Written problem: Give an exact copy of every line, leaving images out.

Entries shown:
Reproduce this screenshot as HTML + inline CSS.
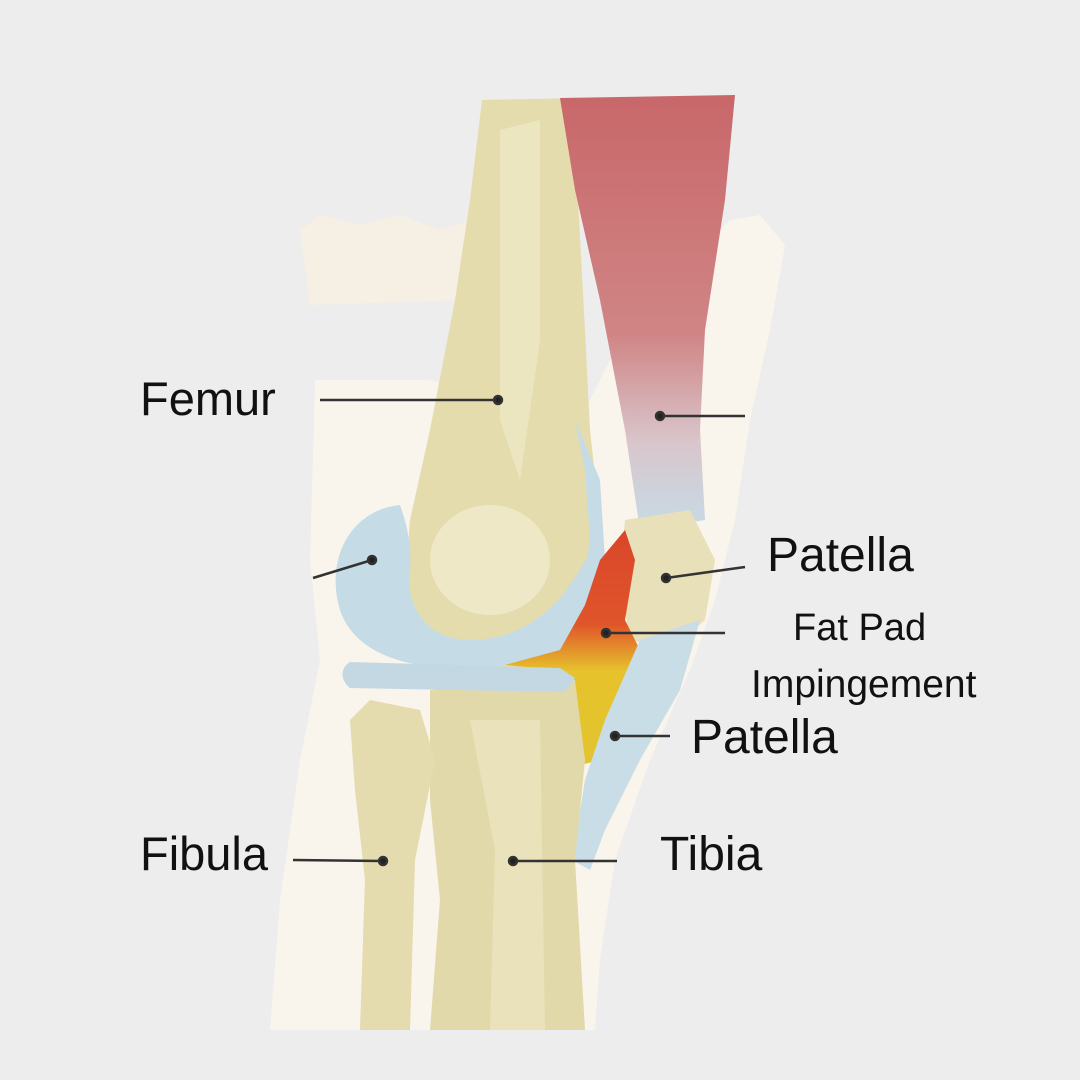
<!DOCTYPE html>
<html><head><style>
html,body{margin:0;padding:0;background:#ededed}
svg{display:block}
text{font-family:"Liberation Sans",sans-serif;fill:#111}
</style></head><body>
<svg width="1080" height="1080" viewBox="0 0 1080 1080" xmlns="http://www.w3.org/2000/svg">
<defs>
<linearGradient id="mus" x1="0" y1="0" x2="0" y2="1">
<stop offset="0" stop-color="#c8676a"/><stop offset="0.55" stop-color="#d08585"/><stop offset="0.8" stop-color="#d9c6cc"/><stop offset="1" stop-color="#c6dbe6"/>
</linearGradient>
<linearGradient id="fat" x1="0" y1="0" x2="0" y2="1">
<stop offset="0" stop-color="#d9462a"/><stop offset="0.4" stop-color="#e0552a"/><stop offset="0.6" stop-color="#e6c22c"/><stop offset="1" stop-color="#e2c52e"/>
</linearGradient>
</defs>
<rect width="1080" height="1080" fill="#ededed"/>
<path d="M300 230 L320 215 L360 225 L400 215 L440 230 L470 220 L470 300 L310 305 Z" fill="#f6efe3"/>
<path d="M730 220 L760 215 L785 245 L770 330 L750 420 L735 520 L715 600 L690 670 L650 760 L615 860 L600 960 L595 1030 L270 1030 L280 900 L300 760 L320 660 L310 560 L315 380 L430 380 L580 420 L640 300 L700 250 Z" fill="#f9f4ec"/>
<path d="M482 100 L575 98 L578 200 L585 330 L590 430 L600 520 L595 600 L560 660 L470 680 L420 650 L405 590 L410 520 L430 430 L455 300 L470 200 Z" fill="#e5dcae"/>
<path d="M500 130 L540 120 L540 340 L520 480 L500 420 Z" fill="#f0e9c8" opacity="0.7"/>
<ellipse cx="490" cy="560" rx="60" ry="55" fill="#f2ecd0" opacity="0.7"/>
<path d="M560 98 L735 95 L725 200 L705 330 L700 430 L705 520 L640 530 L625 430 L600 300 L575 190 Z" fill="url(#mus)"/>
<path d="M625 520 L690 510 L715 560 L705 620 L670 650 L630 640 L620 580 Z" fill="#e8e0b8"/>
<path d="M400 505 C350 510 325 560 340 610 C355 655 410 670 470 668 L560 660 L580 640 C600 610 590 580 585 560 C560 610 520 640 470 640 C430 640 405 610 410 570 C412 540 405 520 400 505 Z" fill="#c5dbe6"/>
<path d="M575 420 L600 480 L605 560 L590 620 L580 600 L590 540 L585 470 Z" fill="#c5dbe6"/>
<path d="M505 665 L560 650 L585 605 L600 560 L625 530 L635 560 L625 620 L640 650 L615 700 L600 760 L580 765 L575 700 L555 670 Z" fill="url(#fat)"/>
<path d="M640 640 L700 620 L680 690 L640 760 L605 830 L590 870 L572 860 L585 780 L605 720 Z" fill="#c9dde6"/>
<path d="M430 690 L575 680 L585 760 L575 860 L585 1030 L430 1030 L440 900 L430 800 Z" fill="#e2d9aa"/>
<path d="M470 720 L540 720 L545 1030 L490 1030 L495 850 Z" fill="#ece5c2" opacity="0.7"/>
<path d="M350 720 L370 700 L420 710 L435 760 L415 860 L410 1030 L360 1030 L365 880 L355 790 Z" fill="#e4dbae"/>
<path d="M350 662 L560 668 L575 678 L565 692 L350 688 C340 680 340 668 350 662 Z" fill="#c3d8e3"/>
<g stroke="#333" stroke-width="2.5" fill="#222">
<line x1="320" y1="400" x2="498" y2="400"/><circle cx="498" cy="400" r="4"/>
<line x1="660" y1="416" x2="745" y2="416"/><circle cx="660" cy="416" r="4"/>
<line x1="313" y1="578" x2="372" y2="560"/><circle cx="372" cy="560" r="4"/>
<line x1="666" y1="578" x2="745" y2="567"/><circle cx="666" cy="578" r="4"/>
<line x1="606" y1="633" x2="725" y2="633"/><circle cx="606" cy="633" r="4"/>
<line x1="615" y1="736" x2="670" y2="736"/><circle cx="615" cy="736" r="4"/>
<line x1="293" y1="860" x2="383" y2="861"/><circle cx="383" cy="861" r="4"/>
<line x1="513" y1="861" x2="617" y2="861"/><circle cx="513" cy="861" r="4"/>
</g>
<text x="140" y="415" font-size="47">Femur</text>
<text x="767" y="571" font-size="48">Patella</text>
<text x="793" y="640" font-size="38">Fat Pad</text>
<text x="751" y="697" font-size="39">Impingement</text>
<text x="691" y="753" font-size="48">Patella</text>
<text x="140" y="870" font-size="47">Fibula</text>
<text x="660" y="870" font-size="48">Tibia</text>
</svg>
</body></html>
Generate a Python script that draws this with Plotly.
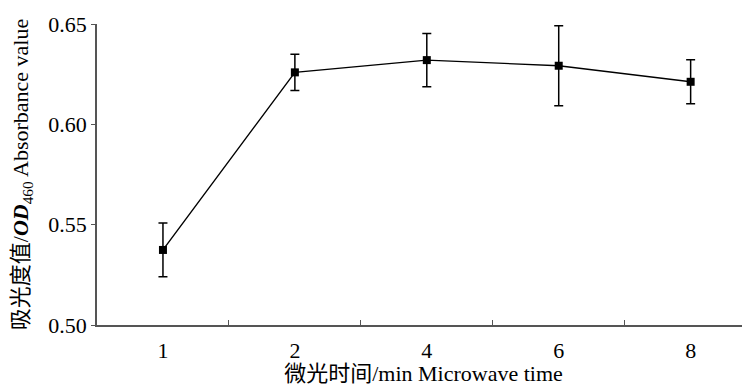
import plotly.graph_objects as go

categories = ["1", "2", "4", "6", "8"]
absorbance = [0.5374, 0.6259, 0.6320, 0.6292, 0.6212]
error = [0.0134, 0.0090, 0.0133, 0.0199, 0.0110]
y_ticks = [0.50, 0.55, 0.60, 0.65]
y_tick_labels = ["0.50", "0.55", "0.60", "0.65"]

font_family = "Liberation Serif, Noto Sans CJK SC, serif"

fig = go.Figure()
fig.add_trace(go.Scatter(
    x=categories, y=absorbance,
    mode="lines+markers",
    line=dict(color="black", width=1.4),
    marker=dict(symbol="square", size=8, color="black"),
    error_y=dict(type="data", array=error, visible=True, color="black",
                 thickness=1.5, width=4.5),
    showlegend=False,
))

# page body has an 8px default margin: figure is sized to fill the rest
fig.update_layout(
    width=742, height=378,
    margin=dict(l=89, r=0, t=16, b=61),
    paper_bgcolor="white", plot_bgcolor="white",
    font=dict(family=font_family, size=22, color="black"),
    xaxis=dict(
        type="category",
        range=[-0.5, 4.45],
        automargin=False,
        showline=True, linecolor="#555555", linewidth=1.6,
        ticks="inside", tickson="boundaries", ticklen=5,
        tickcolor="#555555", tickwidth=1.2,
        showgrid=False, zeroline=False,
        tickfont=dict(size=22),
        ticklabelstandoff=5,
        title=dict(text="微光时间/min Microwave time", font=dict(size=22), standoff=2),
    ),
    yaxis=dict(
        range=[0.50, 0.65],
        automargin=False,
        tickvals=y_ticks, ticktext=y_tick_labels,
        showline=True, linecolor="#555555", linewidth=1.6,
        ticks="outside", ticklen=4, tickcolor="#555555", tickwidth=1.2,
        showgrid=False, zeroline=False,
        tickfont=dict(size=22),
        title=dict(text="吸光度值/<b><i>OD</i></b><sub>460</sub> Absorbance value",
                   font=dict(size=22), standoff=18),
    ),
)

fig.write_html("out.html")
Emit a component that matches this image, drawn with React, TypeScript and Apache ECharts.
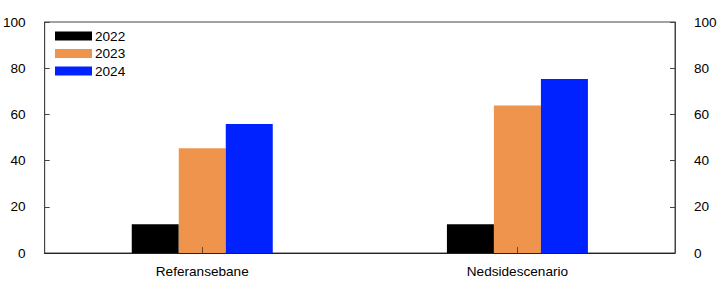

Worked answer:
Reproduce this screenshot as HTML + inline CSS.
<!DOCTYPE html>
<html><head><style>
html,body{margin:0;padding:0;background:#ededed}
svg{display:block}
text{font-family:"Liberation Sans",sans-serif;fill:#111}
</style></head><body>
<svg width="1080" height="1080" viewBox="0 0 1080 1080" xmlns="http://www.w3.org/2000/svg">
<defs>
<linearGradient id="mus" x1="0" y1="0" x2="0" y2="1">
<stop offset="0" stop-color="#c8676a"/><stop offset="0.55" stop-color="#d08585"/><stop offset="0.8" stop-color="#d9c6cc"/><stop offset="1" stop-color="#c6dbe6"/>
</linearGradient>
<linearGradient id="fat" x1="0" y1="0" x2="0" y2="1">
<stop offset="0" stop-color="#d9462a"/><stop offset="0.4" stop-color="#e0552a"/><stop offset="0.6" stop-color="#e6c22c"/><stop offset="1" stop-color="#e2c52e"/>
</linearGradient>
</defs>
<rect width="1080" height="1080" fill="#ededed"/>
<path d="M300 230 L320 215 L360 225 L400 215 L440 230 L470 220 L470 300 L310 305 Z" fill="#f6efe3"/>
<path d="M730 220 L760 215 L785 245 L770 330 L750 420 L735 520 L715 600 L690 670 L650 760 L615 860 L600 960 L595 1030 L270 1030 L280 900 L300 760 L320 660 L310 560 L315 380 L430 380 L580 420 L640 300 L700 250 Z" fill="#f9f4ec"/>
<path d="M482 100 L575 98 L578 200 L585 330 L590 430 L600 520 L595 600 L560 660 L470 680 L420 650 L405 590 L410 520 L430 430 L455 300 L470 200 Z" fill="#e5dcae"/>
<path d="M500 130 L540 120 L540 340 L520 480 L500 420 Z" fill="#f0e9c8" opacity="0.7"/>
<ellipse cx="490" cy="560" rx="60" ry="55" fill="#f2ecd0" opacity="0.7"/>
<path d="M560 98 L735 95 L725 200 L705 330 L700 430 L705 520 L640 530 L625 430 L600 300 L575 190 Z" fill="url(#mus)"/>
<path d="M625 520 L690 510 L715 560 L705 620 L670 650 L630 640 L620 580 Z" fill="#e8e0b8"/>
<path d="M400 505 C350 510 325 560 340 610 C355 655 410 670 470 668 L560 660 L580 640 C600 610 590 580 585 560 C560 610 520 640 470 640 C430 640 405 610 410 570 C412 540 405 520 400 505 Z" fill="#c5dbe6"/>
<path d="M575 420 L600 480 L605 560 L590 620 L580 600 L590 540 L585 470 Z" fill="#c5dbe6"/>
<path d="M505 665 L560 650 L585 605 L600 560 L625 530 L635 560 L625 620 L640 650 L615 700 L600 760 L580 765 L575 700 L555 670 Z" fill="url(#fat)"/>
<path d="M640 640 L700 620 L680 690 L640 760 L605 830 L590 870 L572 860 L585 780 L605 720 Z" fill="#c9dde6"/>
<path d="M430 690 L575 680 L585 760 L575 860 L585 1030 L430 1030 L440 900 L430 800 Z" fill="#e2d9aa"/>
<path d="M470 720 L540 720 L545 1030 L490 1030 L495 850 Z" fill="#ece5c2" opacity="0.7"/>
<path d="M350 720 L370 700 L420 710 L435 760 L415 860 L410 1030 L360 1030 L365 880 L355 790 Z" fill="#e4dbae"/>
<path d="M350 662 L560 668 L575 678 L565 692 L350 688 C340 680 340 668 350 662 Z" fill="#c3d8e3"/>
<g stroke="#333" stroke-width="2.5" fill="#222">
<line x1="320" y1="400" x2="498" y2="400"/><circle cx="498" cy="400" r="4"/>
<line x1="660" y1="416" x2="745" y2="416"/><circle cx="660" cy="416" r="4"/>
<line x1="313" y1="578" x2="372" y2="560"/><circle cx="372" cy="560" r="4"/>
<line x1="666" y1="578" x2="745" y2="567"/><circle cx="666" cy="578" r="4"/>
<line x1="606" y1="633" x2="725" y2="633"/><circle cx="606" cy="633" r="4"/>
<line x1="615" y1="736" x2="670" y2="736"/><circle cx="615" cy="736" r="4"/>
<line x1="293" y1="860" x2="383" y2="861"/><circle cx="383" cy="861" r="4"/>
<line x1="513" y1="861" x2="617" y2="861"/><circle cx="513" cy="861" r="4"/>
</g>
<text x="140" y="415" font-size="47">Femur</text>
<text x="767" y="571" font-size="48">Patella</text>
<text x="793" y="640" font-size="38">Fat Pad</text>
<text x="751" y="697" font-size="39">Impingement</text>
<text x="691" y="753" font-size="48">Patella</text>
<text x="140" y="870" font-size="47">Fibula</text>
<text x="660" y="870" font-size="48">Tibia</text>
</svg>
</body></html>
Generate a Python script that draws this with Plotly.
import plotly.graph_objects as go

categories = ["1", "2", "4", "6", "8"]
absorbance = [0.5374, 0.6259, 0.6320, 0.6292, 0.6212]
error = [0.0134, 0.0090, 0.0133, 0.0199, 0.0110]
y_ticks = [0.50, 0.55, 0.60, 0.65]
y_tick_labels = ["0.50", "0.55", "0.60", "0.65"]

font_family = "Liberation Serif, Noto Sans CJK SC, serif"

fig = go.Figure()
fig.add_trace(go.Scatter(
    x=categories, y=absorbance,
    mode="lines+markers",
    line=dict(color="black", width=1.4),
    marker=dict(symbol="square", size=8, color="black"),
    error_y=dict(type="data", array=error, visible=True, color="black",
                 thickness=1.5, width=4.5),
    showlegend=False,
))

# page body has an 8px default margin: figure is sized to fill the rest
fig.update_layout(
    width=742, height=378,
    margin=dict(l=89, r=0, t=16, b=61),
    paper_bgcolor="white", plot_bgcolor="white",
    font=dict(family=font_family, size=22, color="black"),
    xaxis=dict(
        type="category",
        range=[-0.5, 4.45],
        automargin=False,
        showline=True, linecolor="#555555", linewidth=1.6,
        ticks="inside", tickson="boundaries", ticklen=5,
        tickcolor="#555555", tickwidth=1.2,
        showgrid=False, zeroline=False,
        tickfont=dict(size=22),
        ticklabelstandoff=5,
        title=dict(text="微光时间/min Microwave time", font=dict(size=22), standoff=2),
    ),
    yaxis=dict(
        range=[0.50, 0.65],
        automargin=False,
        tickvals=y_ticks, ticktext=y_tick_labels,
        showline=True, linecolor="#555555", linewidth=1.6,
        ticks="outside", ticklen=4, tickcolor="#555555", tickwidth=1.2,
        showgrid=False, zeroline=False,
        tickfont=dict(size=22),
        title=dict(text="吸光度值/<b><i>OD</i></b><sub>460</sub> Absorbance value",
                   font=dict(size=22), standoff=18),
    ),
)

fig.write_html("out.html")
Emit a component that matches this image, drawn with React, TypeScript and Apache ECharts.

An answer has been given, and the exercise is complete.